Мало того, мы и сами себя понять не можем: как это у нас получается – в космос летать при таких вводных. Но именно это и интересно, что не закисает у нас ничего, вечное движение…
По сравнению с Хиросимой
– Сегодня говорят о кризисе российского кино…
– Кризис… В одном плохом американском фильме муж спрашивает больную жену: ну как ты? А она отвечает: по сравнению с Хиросимой – ничего…
Так что вопрос в том, с чем сравнивать. Это не кризис, а, с моей точки зрения, довольно естественный этап существования российского кино. Он соответствует количеству выделяемых денег и, что неприятно, интересу российской публики к российскому же кино. Спрос рождает предложение. Когда меня на творческих встречах спрашивают, где серьезное кино, я отвечаю: «Братцы, так вы начните ходить на серьезное, и вот тогда, может быть…».
Знаете, что такое «якутский феномен»? Там образовалась группа ребят, которые находят небольшие деньги у меценатов и снимают на них местное кино. И там же, в Якутии, на это кино огромный спрос, люди на него ходят! Вот вам и ответ. Мы даже свой футбол не очень смотрим, потому и футбол у нас такой. Вот когда игра местной команды будет собирать полный стадион (а такие времена ведь были!), вот тогда…
– Уже больше столетия кино снимает человеческие истории, и все они такие разные. А люди все идут и идут смотреть… В чем же секрет – в магии?
– Знаете, раньше была такая байка не байка, во времена пленки. Говорили, что пленка – она же в своей основе сделана из желатина, то есть рогов, копыт, костей, – впитывает еще во время работы в себя некую эмоциональную составляющую, душу фильма, что ли. А потом отдает зрителю. Говорят, что «цифра» эту магию убила, «цифра» мертва изначально…
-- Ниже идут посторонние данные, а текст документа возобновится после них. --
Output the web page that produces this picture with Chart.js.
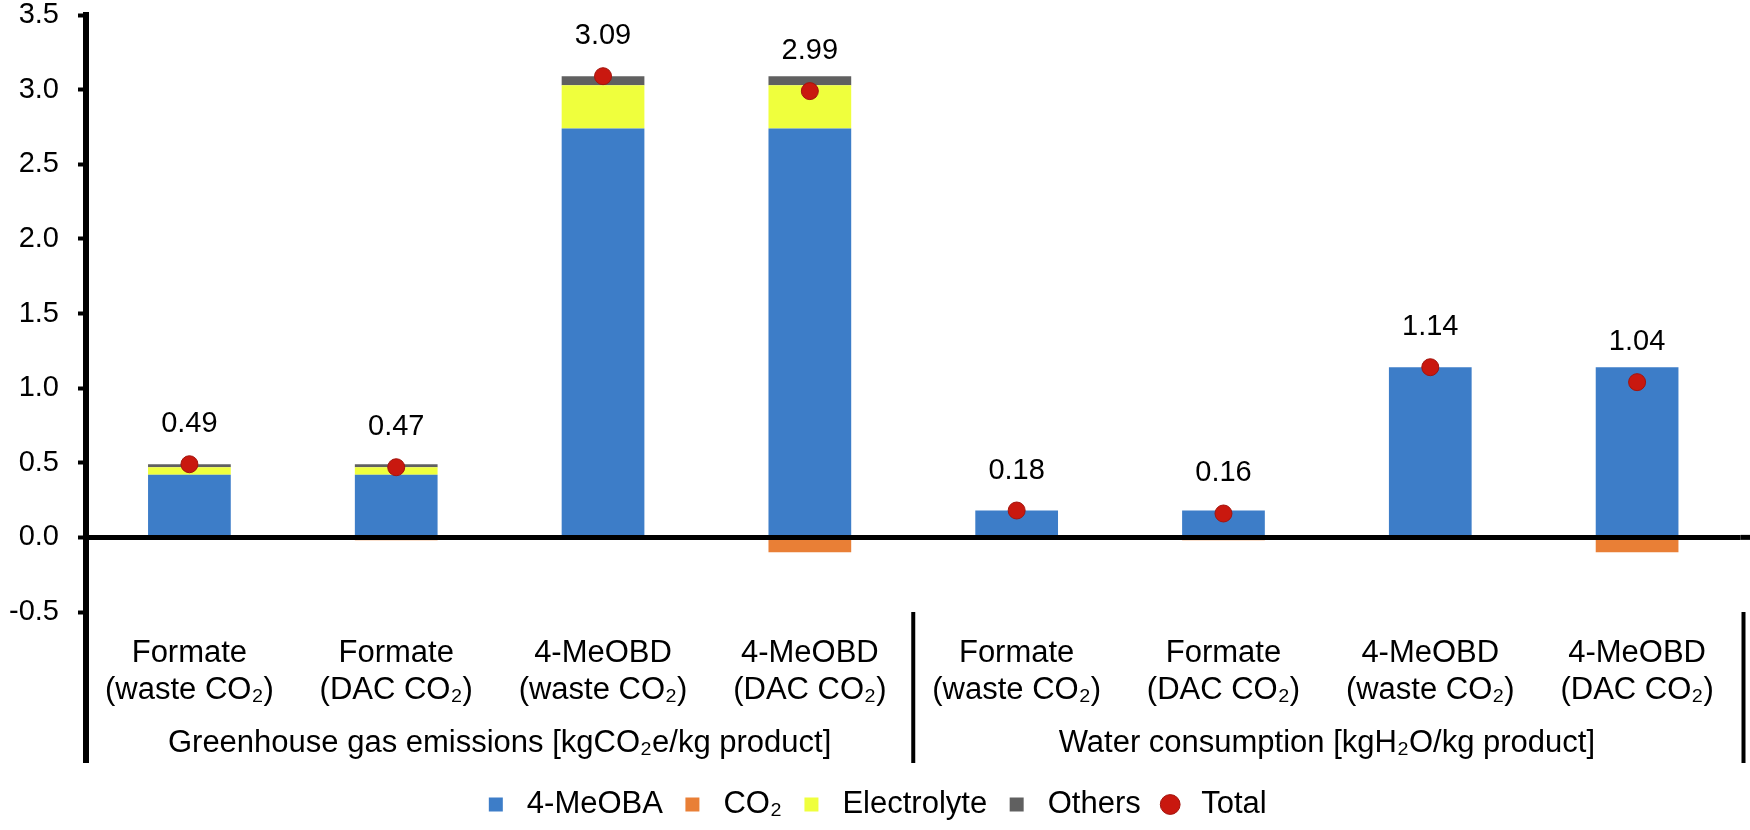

Ну, это байка. На мой взгляд, кино развивается естественным путем, вместе с техническим прогрессом. Сегодня можно достать телефон и начать снимать кино. Как у художника: если есть карандаш в руке – можно творить. Если есть талант… Кино сегодня дает возможность проявить свой талант всем. Но далеко не всякий, взяв телефон, снимет настоящий фильм, как и не всякий, у кого есть карандаш, нарисует картину.
Есть ли в кино магия? Да. Когда с экрана с тобой разговаривает, смеется, плачет, живет давно ушедший из жизни человек – это ли не магия? Нигде в искусстве такого больше нет!